FRIENDSHIP IS ALL YOU NEED OH YEAHHHH
Before I went to Tufts I told myself, arrogantly and naively “Oh, I’ve been studying abroad for quite a while; people in US will be very open and sociable so I will have no problem finding friends” That wasn’t entirely false. After orientation I did knew a lot of people, but once the semester started, I realized that it was only easy to know people, to say “Hi”. Having good friends like those who care about me, who can sit down and listen to me is way harder. Many of my friends shared with me about that same sentiment too: why does the friendship here seem so different from the ones we have back in high school or even before that? (Interestingly, many of them who shared this sentiment are international students studying in US).
Let me pause here and propose a simple equation that guarantees a long “duhhhhhhhh”
Quality of friendship = Time spent together x Depth of each interaction.
For the first half of last Fall semester, I attended classes, did my work, exercised, explored different stuff on campus – everything got into the regular rhythm. But something was not happening frequently enough: a good, long conversation with a friend there. I bumped at familiar faces all the times, said “How are you doing” too often, but that was all. That was when I realized something obvious: I couldn’t just sit and wait for friendship to take place. I had to be more active in spending time with my friends. My skin is getting thicker and thicker as I keep telling people “Hey, can I have your number? Let’s talk some times.” Going to college means suddenly being thrown into a huge new world; everyone feels the need to make use of this great community, so most people happily give me their numbers.
But time is only one factor. In terms of depth, I recall an observation that a friend once told me: Majority of all the conversations one can overhear in a coffee shop or family dining table are about events or (other) people. Fewer may dig a bit deeper to talk about ideas (thankfully Tufts is such a vibrant intellectual community with curious people), and fewer still reach the level of feeling, the “why” . It feels as awkward and weird as suddenly turning silent in the midst of a conversation. It is very difficult, but also immensely rewarding – after all, what in life is deeply rewarding but easily attained?
What do we do when we experience something nice? We want more, and if it is really nice we will even do things to get more. We all use our past experiences to guide us in our actions. You want to convince me to buy a CD by One Direction? You have to let me experience their mellow voices first.

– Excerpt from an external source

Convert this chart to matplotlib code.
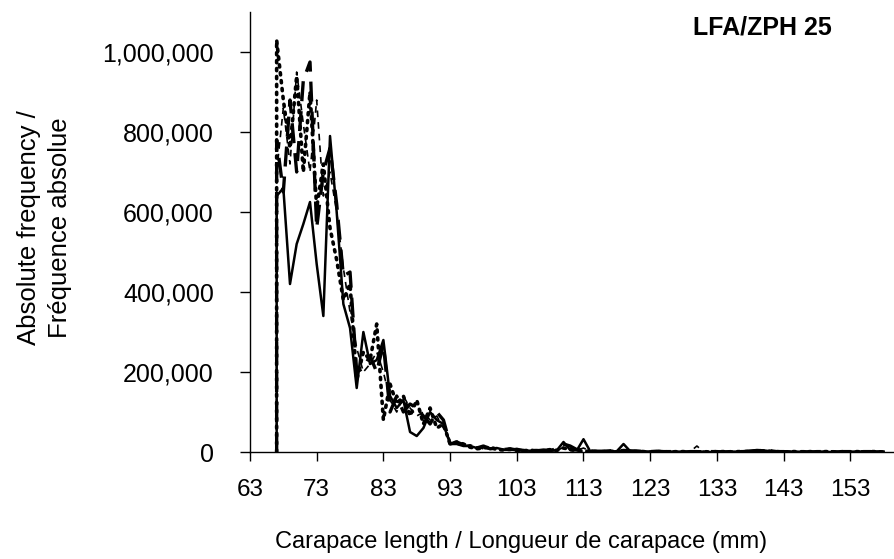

When two of us share experiences and form connections, it’s not just me who thinks “This is so good. I want more!” You do too. We naturally share that enthusiasm with others; we want to have this rewarding experiences with more people. What baffles me about the conventional romantic relationship is the big role that jealousy plays in there compared to a nurturing friendship.
A nurturing friendship is never a zero-sum competition. It’s not like we have only one cake, so if I eat more you have to eat less. It’s more like I have a strawberry cake; you try a slice, love it, then you say “Hey I also bring a chocolate cake for you” and I am mesmerized by its taste too. Then we look at each other and say “Hey, it’s so nice! Let’s bake more. This time we can also try a different flavour”
(Just to extend the analogy, sometimes things don’t go well. Our cake gets burned; you yell “Why on earth does someone put raw durian in a cake?” and I defend myself “Why did you never stop me?” “Because I thought you knew what you were doing!”. We are angry at each other, so we stop baking and sharing cakes together, forever. Or, perhaps one day I will knock your door with our failed masterpiece intact on my hand and say “Thank you for trusting me that I knew what I was doing. I thought I knew, but I actually didn’t”. You laugh and say “Normally I will be very dubious of that endeavour too (I nod, “It’s obviously riddiculous”), but you were just so eager with the idea that I myself forgot about its impracticality and just wanted to support you”. From then on, we keep baking and sharing good cakes together – occasionally with some spectacular failures too)
Ok, I got a bit carried away with the story, but the point is here: any good relationship is a collaborative endeavour: the only way for me to do well is that you have to do well too and vice versa. The distinction between selfishness and care for others is a false dichotomy. They are interdependent like yin-yang: without one, there is no the other. I think the eating cake analogy nicely captures both the reciprocal and generative nature of a good relationship (as well as the very different flavors). It also leads me to think of a test that I will use again when it comes to decision about my future spouse or my friend or even my workplace: if both of us can honestly say “You make me want to become a better person”, then it is a relationship worth treasuring. True relationship serves others.
I’m going to spend the next 3 weeks for a project with some good old friends and many new too. If our project fails to achieve its objectives, I will still be happy to say that we have undergone a challenge together. That alone is priceless. It’s a great joy to work with friends on something that we all care about.